Nickel superalloys maintain their strength at temperatures where other metals fail. Their face-centered cubic crystal structure remains stable up to near the melting point, and gamma prime precipitates actually strengthen as temperature increases. This combination of high-temperature strength, oxidation resistance, and microstructural stability makes them irreplaceable for turbine applications. No other material class offers this combination of properties.

What makes single-crystal turbine blades superior to conventional cast blades?

Grain boundaries are the weak points in any polycrystalline metal. At high temperatures, creep deformation concentrates at these boundaries, eventually causing failure. Single-crystal blades eliminate grain boundaries entirely, dramatically improving creep resistance and fatigue life.
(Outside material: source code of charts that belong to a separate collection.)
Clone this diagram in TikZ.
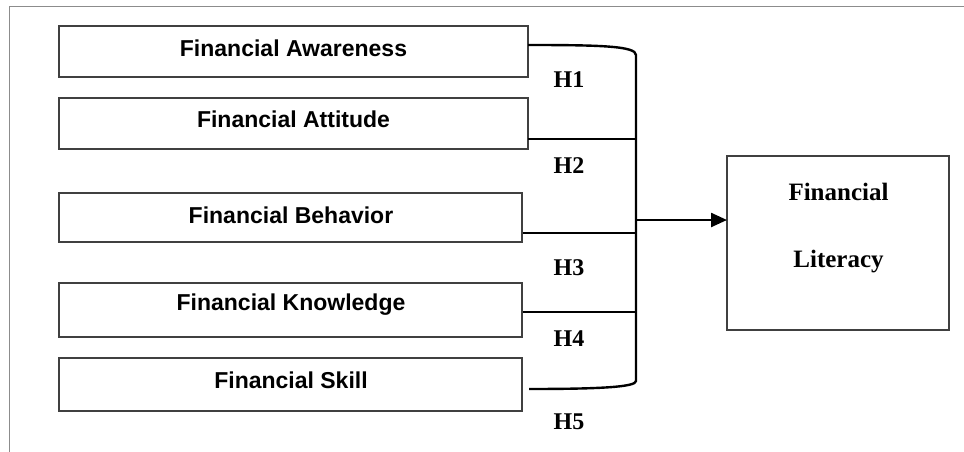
\documentclass[tikz,border=0pt]{standalone}
\usepackage{fontspec}
\setmainfont{Liberation Serif}
\newfontfamily\arialf{Liberation Sans}
\usetikzlibrary{arrows.meta}
\begin{document}
\begin{tikzpicture}[x=1pt,y=-1pt,
  varbox/.style={draw=black!75,line width=1.8pt,minimum height=0pt,minimum width=0pt,inner sep=0pt},
  vartext/.style={font=\arialf\bfseries\fontsize{23}{26}\selectfont,inner sep=0pt,anchor=center},
  hlab/.style={font=\bfseries\fontsize{24}{28}\selectfont,inner sep=0pt,anchor=center},
  littext/.style={font=\bfseries\fontsize{25}{28}\selectfont,inner sep=0pt,anchor=center},
  conn/.style={line width=2.4pt,black},
  frameline/.style={line width=1.6pt,black!45}]
\useasboundingbox (0,0) rectangle (964,452);
% frame
\draw[frameline] (964,6.5) -- (9.5,6.5) -- (9.5,452);
% boxes
\draw[varbox] (59,26) rectangle (528,77);
\draw[varbox] (59,98) rectangle (528,149);
\draw[varbox] (59,193) rectangle (522,242);
\draw[varbox] (59,283) rectangle (522,337);
\draw[varbox] (59,358) rectangle (522,411);
\draw[varbox] (727,156) rectangle (949,330);
\coordinate (b1) at (528,45);
\coordinate (b2) at (528,139);
\coordinate (b3) at (523,233);
\coordinate (b4) at (523,312);
\coordinate (b5) at (529,389);
\coordinate (lit) at (727,220);
\node[vartext] (t1) at (293.5,48) {Financial Awareness};
\node[vartext] (t2) at (293.5,119) {Financial Attitude};
\node[vartext] (t3) at (291,215) {Financial Behavior};
\node[vartext] (t4) at (291,305) {Financial Knowledge};
\node[vartext] (t5) at (291,380) {Financial Skill};
\node[littext] (l1) at (838.5,192) {Financial};
\node[littext] (l2) at (838.5,262) {Literacy};
% bus
\coordinate (top) at (636,55);
\coordinate (bot) at (636,381);
\coordinate (j) at (636,220);
\draw[conn] (b1) .. controls (600,45) and (636,46) .. (top) -- (bot)
  .. controls (636,387) and (600,389) .. (b5);
\draw[conn] (b2) -- (b2 -| top);
\draw[conn] (b3) -- (b3 -| top);
\draw[conn] (b4) -- (b4 -| top);
\draw[conn,-{Triangle[length=16pt,width=14pt]}] (j) -- (lit);
% H labels
\node[hlab] (h1) at (569,80) {H1};
\node[hlab] (h2) at (569,166) {H2};
\node[hlab] (h3) at (569,268) {H3};
\node[hlab] (h4) at (569,339) {H4};
\node[hlab] (h5) at (569,422) {H5};
\end{tikzpicture}
\end{document}
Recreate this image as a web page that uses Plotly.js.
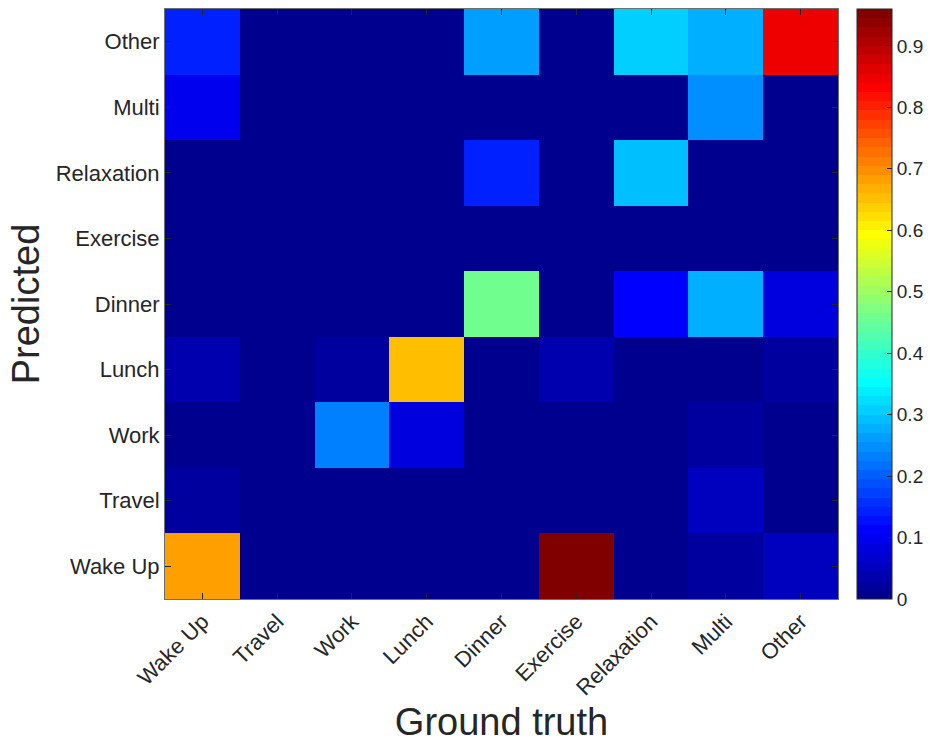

The manufacturing cost is higher, but the performance improvement justifies the expense in high-pressure turbine sections where conditions are most severe.

How do thermal barrier coatings extend nickel alloy turbine blade life?

Thermal barrier coatings are ceramic layers applied to blade surfaces that reduce heat transfer to the underlying metal. A coating just a few hundred microns thick can lower metal temperatures by 100-150°C. This temperature reduction significantly extends creep life and allows engines to operate at higher gas temperatures than the bare metal could tolerate. The coatings work together with internal cooling passages to keep blade temperatures within acceptable limits.